Under the Employment Relations Act 1999 (updated in October 2004), trade unions can apply to the Central Arbitration Committee (CAC) for recognition if they cannot reach a voluntary agreement with the employer.

In Transport and General Workers Union v Asda (2004, IRLR 836) the CAC said that as another union was already recognised for collective bargaining, the TGWU's claim could not succeed.

What were the facts?

The TGWU applied to the CAC on 10 May 2004 for recognition within a bargaining unit consisting of 'warehouse operatives and drivers' at an Asda depot in Falkirk, Scotland.

The CAC gave both parties notice of receipt of the application on 13 May 2004. The company submitted an interim response on 17 May and its reply to the CAC's questionnaire on 20 May.

The union stated in its application that the employer had an understanding with the GMB union that was purely consultative and limited to representation rights in disciplinary and grievance matters.
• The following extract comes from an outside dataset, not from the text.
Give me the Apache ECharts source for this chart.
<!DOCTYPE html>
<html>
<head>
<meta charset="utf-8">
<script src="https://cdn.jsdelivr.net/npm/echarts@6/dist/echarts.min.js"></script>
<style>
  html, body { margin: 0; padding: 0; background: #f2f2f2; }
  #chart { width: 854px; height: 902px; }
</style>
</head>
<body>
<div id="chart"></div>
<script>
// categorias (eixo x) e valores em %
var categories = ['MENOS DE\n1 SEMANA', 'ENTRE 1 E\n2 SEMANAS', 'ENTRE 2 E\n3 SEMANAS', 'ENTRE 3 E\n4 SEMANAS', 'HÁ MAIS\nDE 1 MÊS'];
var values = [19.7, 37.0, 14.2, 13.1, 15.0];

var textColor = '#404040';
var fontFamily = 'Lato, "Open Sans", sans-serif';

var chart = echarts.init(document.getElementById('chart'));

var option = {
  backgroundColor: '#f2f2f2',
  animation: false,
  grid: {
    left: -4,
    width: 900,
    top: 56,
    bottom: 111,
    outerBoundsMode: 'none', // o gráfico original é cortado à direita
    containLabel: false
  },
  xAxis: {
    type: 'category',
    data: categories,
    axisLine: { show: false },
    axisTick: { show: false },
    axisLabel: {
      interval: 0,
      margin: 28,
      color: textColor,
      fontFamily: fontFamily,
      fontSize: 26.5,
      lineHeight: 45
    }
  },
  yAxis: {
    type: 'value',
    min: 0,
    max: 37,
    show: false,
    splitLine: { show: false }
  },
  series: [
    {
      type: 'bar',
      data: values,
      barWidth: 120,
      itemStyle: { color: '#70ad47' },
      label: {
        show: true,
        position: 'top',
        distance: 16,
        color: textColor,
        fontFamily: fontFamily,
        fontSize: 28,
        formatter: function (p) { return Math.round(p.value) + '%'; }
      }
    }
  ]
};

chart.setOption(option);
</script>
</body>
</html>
It did not provide for collective bargaining on any topic and was not a recognition agreement.

Asda, on the other hand, said that, although the partnership agreement (reached on 8 April 2004) did not cover pay, it made the TGWU's claim inadmissible because it covered other aspects of collective bargaining.

The union then said that at the time its recognition request was submitted to the employer, on 1 April 2004, there was no partnership agreement even in place. Asda said this was irrelevant and that, in any event, the partnership agreement had been clarified (on 28 May) to confirm that it provided for negotiation with the GMB on facilities relating to shop stewards.

What did the parties argue?

The union said that it had requested recognition on 8 March, 25 March and 1 April, and presented its application to the CAC on 10 May when there was no collective agreement in force. The union pointed out that although the partnership agreement mentioned collective representation, this was not the same as collective bargaining. The fact that the employer had amended the agreement after the union's application strengthened its argument that there was no collective agreement in force when it made its application to the CAC.

This was therefore the key date. To decide otherwise, it said, would allow 'unscrupulous employers to enter meaningless agreements and adopt tactics designed simply to circumvent a union's application'.

Asda, on the other hand, submitted that the relevant date could not be the date of the union's application as it had not submitted a response to the CAC at that point, which constituted a key part of the evidence it had to consider.

If the CAC did not agree with it on that point, it argued that at the time the union made its application, there was already a collective agreement in force. It included time off for trade union officials, the provision of relevant quality training for shop stewards, the selection and number of shop stewards, and issues relating to disciplinary and grievance procedures.

What did the CAC decide?

The CAC had to decide two things. First, did the partnership agreement between Asda and the GMB constitute a collective agreement? And, second, when did it come into force?

It decided that there was a collective agreement in force for two reasons. Firstly, that the 8 April partnership agreement referred to facilities for shop stewards and procedures for grievance and discipline. Secondly, it was part of a pre-existing stores agreement with the GMB covering 270 stores and 22 distribution depots in the UK.

Having decided that the 8 April agreement did constitute a collective agreement, it did not need to consider the issue of a relevant date.